You should now see the logs both from the server and the gateway.

(nos-py38) tutorials/05-serving-with-docker desktop [ docker compose -f docker-compose.yml up
[+] Running 2/2
  Container 05-serving-with-docker-nos-grpc-server-1   Created                                                                                                                                                0.0s
  Container 05-serving-with-docker-nos-http-gateway-1  Recreated                                                                                                                                              0.0s
Attaching to 05-serving-with-docker-nos-grpc-server-1, 05-serving-with-docker-nos-http-gateway-1
05-serving-with-docker-nos-grpc-server-1   | Starting server with OMP_NUM_THREADS=64...
05-serving-with-docker-nos-http-gateway-1  | WARNING:  Current configuration will not reload as not all conditions are met, please refer to documentation.
05-serving-with-docker-nos-grpc-server-1   |   InferenceExecutor :: Connected to backend.
05-serving-with-docker-nos-grpc-server-1   |   Starting gRPC server on [::]:50051
05-serving-with-docker-nos-grpc-server-1   |   InferenceService :: Deployment complete (elapsed=0.0s)
05-serving-with-docker-nos-http-gateway-1  | INFO:     Started server process [1]
05-serving-with-docker-nos-http-gateway-1  | INFO:     Waiting for application startup.
05-serving-with-docker-nos-http-gateway-1  | INFO:     Application startup complete.
05-serving-with-docker-nos-http-gateway-1  | INFO:     Uvicorn running on http://0.0.0.0:8000 (Press CTRL+C to quit)

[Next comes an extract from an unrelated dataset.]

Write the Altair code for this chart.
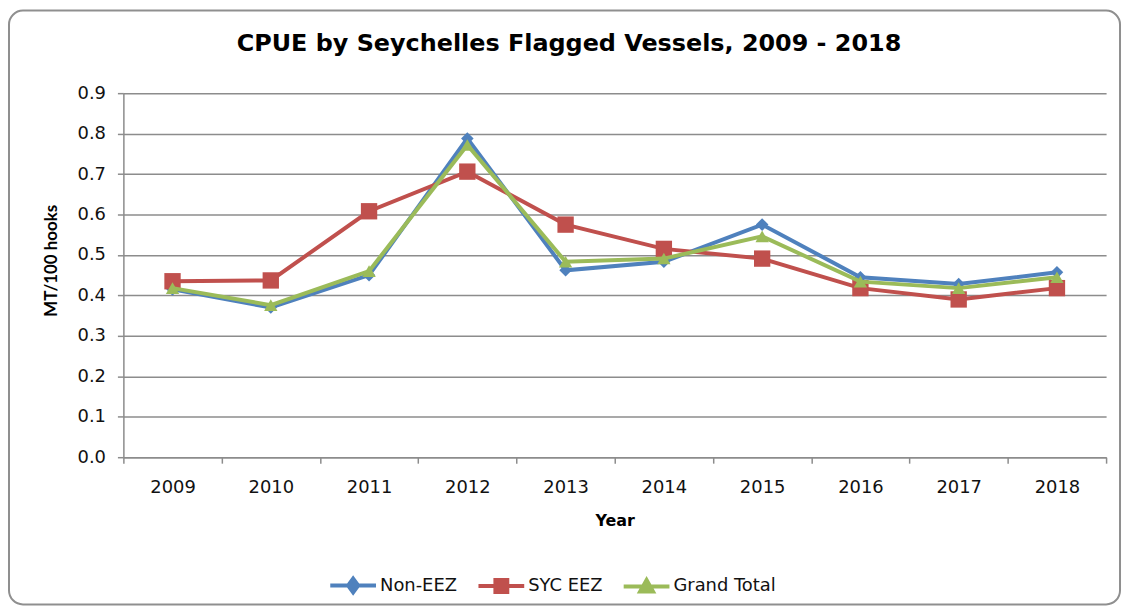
import altair as alt
import pandas as pd

years = ["2009", "2010", "2011", "2012", "2013", "2014", "2015", "2016", "2017", "2018"]
non_eez = [0.415, 0.370, 0.450, 0.788, 0.462, 0.483, 0.575, 0.445, 0.428, 0.457]
syc_eez = [0.435, 0.437, 0.608, 0.706, 0.575, 0.515, 0.491, 0.418, 0.390, 0.418]
grand_total = [0.418, 0.376, 0.460, 0.772, 0.483, 0.491, 0.546, 0.434, 0.418, 0.445]

series_names = ["Non-EEZ", "SYC EEZ", "Grand Total"]
series_colors = ["#4F81BD", "#C0504D", "#9BBB59"]
series_shapes = ["diamond", "square", "triangle-up"]
series_sizes = [160, 270, 180]
legend_paths = [
    "M-1,0H1M0,-0.3L0.22,0L0,0.3L-0.22,0Z",
    "M-1,0H1M-0.26,-0.26H0.26V0.26H-0.26Z",
    "M-1,0H1M0,-0.28L0.28,0.22H-0.28Z",
]
y_ticks = [0.0, 0.1, 0.2, 0.3, 0.4, 0.5, 0.6, 0.7, 0.8, 0.9]

rows = []
for name, vals in zip(series_names, [non_eez, syc_eez, grand_total]):
    for yr, v in zip(years, vals):
        rows.append({"year": yr, "series": name, "value": v})
df = pd.DataFrame(rows)

FONT = "DejaVu Sans"
YFONT = "Lato"
W, H = 988, 366
PL, PT = 116, 84

x_enc = alt.X(
    "year:O",
    scale=alt.Scale(type="band", paddingInner=0, paddingOuter=0),
    axis=alt.Axis(
        title="Year",
        titleFont=FONT, titleFontSize=16, titleFontWeight="bold", titleColor="#000000",
        titleBaseline="middle", titleY=64,
        labelFont=FONT, labelFontSize=18, labelColor="#111111", labelAngle=0,
        labelPadding=15,
        tickBand="extent", tickSize=6, tickColor="#8c8c8c", tickWidth=1.5,
        domainColor="#8c8c8c", domainWidth=1.5, grid=False,
    ),
)
y_enc = alt.Y(
    "value:Q",
    scale=alt.Scale(domain=[0, 0.9], nice=False, zero=True),
    axis=alt.Axis(
        title="MT/100 hooks",
        titleFont=YFONT, titleFontSize=17, titleFontWeight="bold", titleColor="#000000",
        titleBaseline="middle", titleX=-72, titleY=H / 2 - 15,
        values=y_ticks, format=".1f",
        labelFont=FONT, labelFontSize=18, labelColor="#111111", labelPadding=12,
        tickSize=6, tickColor="#8c8c8c", tickWidth=1.5,
        domainColor="#8c8c8c", domainWidth=1.5,
        grid=True, gridColor="#8c8c8c", gridWidth=1.5,
    ),
)

base = alt.Chart(df).encode(x=x_enc, y=y_enc)

layers = []
border = alt.Chart(pd.DataFrame({"a": [0]})).mark_rect(
    fill="transparent", stroke="#8f8f8f", strokeWidth=2, cornerRadius=14
).encode(x=alt.value(1 - PL), x2=alt.value(1118 - PL), y=alt.value(1 - PT), y2=alt.value(598 - PT))
layers.append(border)

for name, col, shp, sz in zip(series_names, series_colors, series_shapes, series_sizes):
    sub = base.transform_filter(alt.datum.series == name)
    layers.append(sub.mark_line(color=col, strokeWidth=4))
    layers.append(sub.mark_point(shape=shp, size=sz, filled=True, color=col, opacity=1))

def leg():
    return alt.Legend(title=None, orient="none", legendX=206, legendY=470, direction="horizontal")

legend_layer = base.transform_filter("false").mark_point(filled=True, opacity=1).encode(
    fill=alt.Fill("series:N", scale=alt.Scale(domain=series_names, range=series_colors), legend=leg()),
    stroke=alt.Stroke("series:N", scale=alt.Scale(domain=series_names, range=series_colors), legend=leg()),
    shape=alt.Shape("series:N", scale=alt.Scale(domain=series_names, range=legend_paths), legend=leg()),
)
layers.append(legend_layer)

chart = alt.layer(*layers).properties(
    width=W,
    height=H,
    background="#ffffff",
    autosize=alt.AutoSizeParams(type="none"),
    padding={"left": PL, "top": PT, "right": 17, "bottom": 151},
    title=alt.TitleParams(
        "CPUE by Seychelles Flagged Vessels, 2009 - 2018",
        font=FONT, fontSize=24, fontWeight="bold", color="#000000",
        anchor="middle", dx=-46, offset=-47,
    ),
).configure_view(stroke=None).configure_legend(
    symbolSize=2116, symbolStrokeWidth=4,
    labelFont=FONT, labelFontSize=18, labelColor="#111111", labelOffset=2,
    columnPadding=13,
)

chart.save("out.html", embed_options={"renderer": "svg", "actions": False})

The HTTP gateway service (nos-http-gateway) in the docker-compose.yml file simply forwards the HTTP requests to the gRPC server (nos-grpc-server). This is especially useful when exposing the server via a REST API.

Here's the full docker-compose.yml file:

version: "3.8"

services:
  nos-http-gateway:
    image: autonomi/nos:latest-gpu
    command: nos-http-server --host 0.0.0.0 --port 8000 --workers 1
    environment:
      - NOS_HOME=/app/.nos
      - NOS_LOGGING_LEVEL=INFO
      - NOS_GRPC_HOST=nos-grpc-server
      - NOS_HTTP_ENV=prod
    volumes:
      - ~/.nosd:/app/.nos
      - /dev/shm:/dev/shm
    ports:
      - 8000:8000
    ipc: host
    depends_on:
      - nos-grpc-server

  nos-grpc-server:
    image: autonomi/nos:latest-gpu
    environment:
      - NOS_HOME=/app/.nos
      - NOS_GRPC_HOST=[::]
      - NOS_LOGGING_LEVEL=INFO
    volumes:
      - ~/.nosd:/app/.nos
      - /dev/shm:/dev/shm
    ports:
      - 50051:50051
    ipc: host
    deploy:
      resources:
        reservations:
          devices:
            - capabilities: [gpu]
        limits:
          memory: 12G

Testing the server

To test the server's health, you can simply use curl:

curl -X "GET" "http://localhost:8000/v1/health" -H "accept: application/json"

You should see the following response:

{"status":"ok"}

You can now try one of the many requests showcased in the main README.

Debugging the server

  • Running on CPUs: You can remove the deploy section from the docker-compose.yml file to run the server without GPU capabilities.
  • Running on GPUs: Make sure you have nvidia-docker installed and that you have the latest NVIDIA drivers installed on your machine. You can check the NVIDIA drivers version by running nvidia-smi on your terminal. If you don't have nvidia-docker installed, you can follow the instructions here.
  • Running on MacOS: You can run the server on MacOS by removing the deploy section from the docker-compose.yml file.
  • Enabling debug logs: You can enable debug logs on both the docker services by setting the NOS_LOGGING_LEVEL environment variable to DEBUG in the docker-compose.yml file. This should provide you with more information on what's happening under the hood.